By Michael Howell
Following a series of public meetings where public comment concerning the proposed Legacy Ranch subdivision was heard, developer’s consultant Jason Rice of Territorial Landworks presented the County Commissioners with his rebuttal last Monday, June 10.
Addressing the state criteria concerning effects on agriculture, Rice said, “This land will produce, I’m not denying that,” but he also stated that a lot of the soils on the property were “limited.” He also said that no surface water would be leaving the property and flowing toward the Bitterroot River.
As for traffic impacts, Rice said that the Montana Department of Transportation was asking them to update the traffic analysis. He said that of the 9,271 trips per day estimated to be produced by the development, a lot of those trips would be internal to the subdivision and not affect traffic on the Eastside Highway. He said when cars left the subdivision they would go in both directions.
To address the effects on public safety, he said, the developer had offered $150 per lot in mitigation fees. He said the water supply for the Fire District’s needs was more than sufficient and other mitigations had been agreed to with the Fire District to accommodate emergency access. The Fire District has gone on record in support of the subdivision.
Rice agreed that there was a delay in taxes when new students entered the school system, but said there is as yet no model for figuring those impacts. He said that he “worked it backwards” from the number of potential students per household and came up with a mitigation fee of $400 per unit to Lone Rock and $200 per unit to Stevensville schools.
Rice disagreed with claims about studies that prove that the cost of services demanded is not met by the taxes paid in new developments. He said, in terms of services required, the subdivision pays for itself.

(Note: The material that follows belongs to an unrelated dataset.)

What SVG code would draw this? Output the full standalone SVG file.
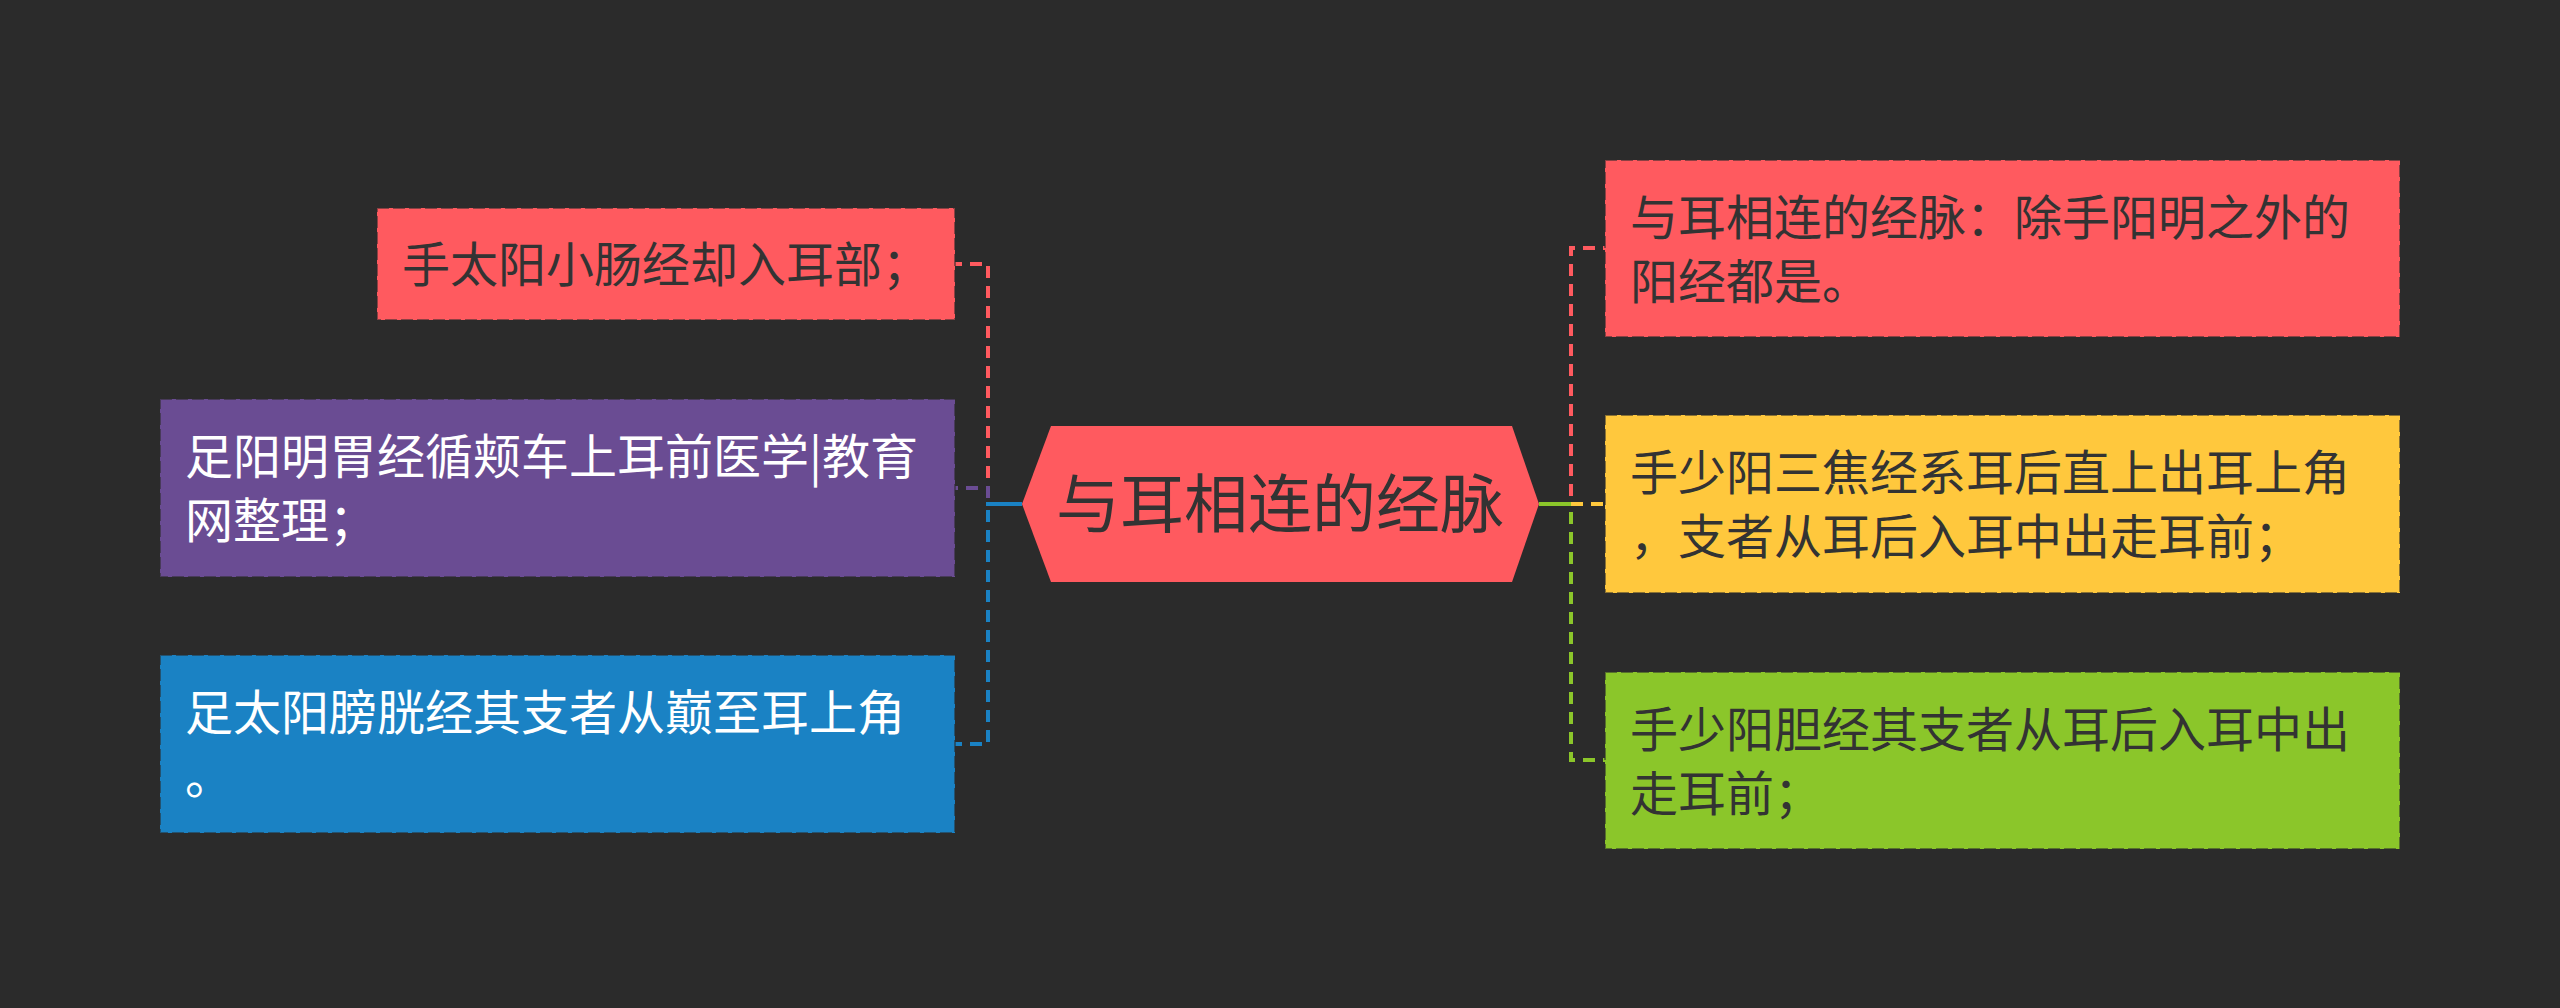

As to the concerns about water quality and quantity, Rice said there is enough water. He said that by law the developer must only demonstrate the “feasibility” of the water system for subdivision review. He said that the DEQ permitting process will determine if the system is actually possible and either permit it, or not, based on its analysis. He said the DEQ would not begin its permitting analysis until a preliminary plat is approved by the county. That is why the county approves the plat “on the condition that the permit is granted.” He said objections can be made by the public in that process. He also noted that the developer was proposing to create a public water and sewer district with a hired administrator and operator to maintain those systems and not just a homeowners association as some people feared. He discounted fears expressed by some that if the water system was not approved the developer would simply put in individual wells for each home which are exempt from review, saying to the commissioners, “You can put a condition on it that we can’t change it.”
Rice also suggested that the commissioners could put a condition of approval on the plat that no covenants made for the subdivision to mitigate impacts can be changed without government review.
Rice said there would be some impact on wildlife and wildlife habitat, but that the wildlife “would adapt.” He said migration corridors exist in the open space left in the subdivision. He said there would be covenants to prevent dogs and cats from becoming a problem.
The Commissioners then began their deliberations of the subdivision with a consideration of whether the application met the preliminary requirements to be considered complete and sufficient for review.
As part of this process they consider whether any information presented by the public for consideration was new information or information that the public had not had the opportunity to comment upon. Then they must also determine if the information is credible and whether it is relevant. If such information is found to be credible and relevant, a new public hearing would have to be held to consider it and allow for public comment.
Some information submitted by Jim Rokosch on nitrate levels in a test hole on the Wildlife Refuge and comments on wildlife migration routes in the area submitted by Skip Kowalski led to a great deal of discussion. The main question was whether the material was “new” or not, or whether the public had the chance to comment on it.
After some discussion the commissioners reached consensus that the material was not new information. The issue was raised again the following day by Commissioner Suzy Foss. She suggested they reconsider the question of whether the nitrate test data submitted by Rokosch was new or not.
Montana Association of Counties (MACo) attorney Allen McCormick advised the commissioners that there was no guidance in the law about how to make that determination.
He told them if they were struggling with the issue as they appeared to be, they could be conservative and set a public hearing to be sure they meet the law.
The Commissioners did not take that option. After further discussion a poll was taken and all commissioners were in agreement that the information was not new and no further public hearing was required.
Commissioner Ron Stoltz moved to determine that the subdivision had met all the legal requirements. The motion was seconded, but MACo attorney McCormick short-circuited the vote. He reminded the commission that they had only made the determination by consensus that the prerequisites for a complete and sufficient application had been met. He said no determination had been made yet that the subdivision met the requirements of the law. He said the commission would have to review the state’s seven criteria before determining that. He said even then it would not be a determination they could make because, if it is approved, it will be on the condition that it meets certain laws.
“You don’t know that it has met the law until DEQ approves it,” said McCormick.
Rice told the commissioners that based on how things were going, his client would consider extending the deadline for making a decision by three weeks to give the commissioners a little more time. The commissioners accepted the extension and due to scheduled vacations continued the meeting until Thursday, June 27 at 1 p.m. They also set aside all day Friday, June 28.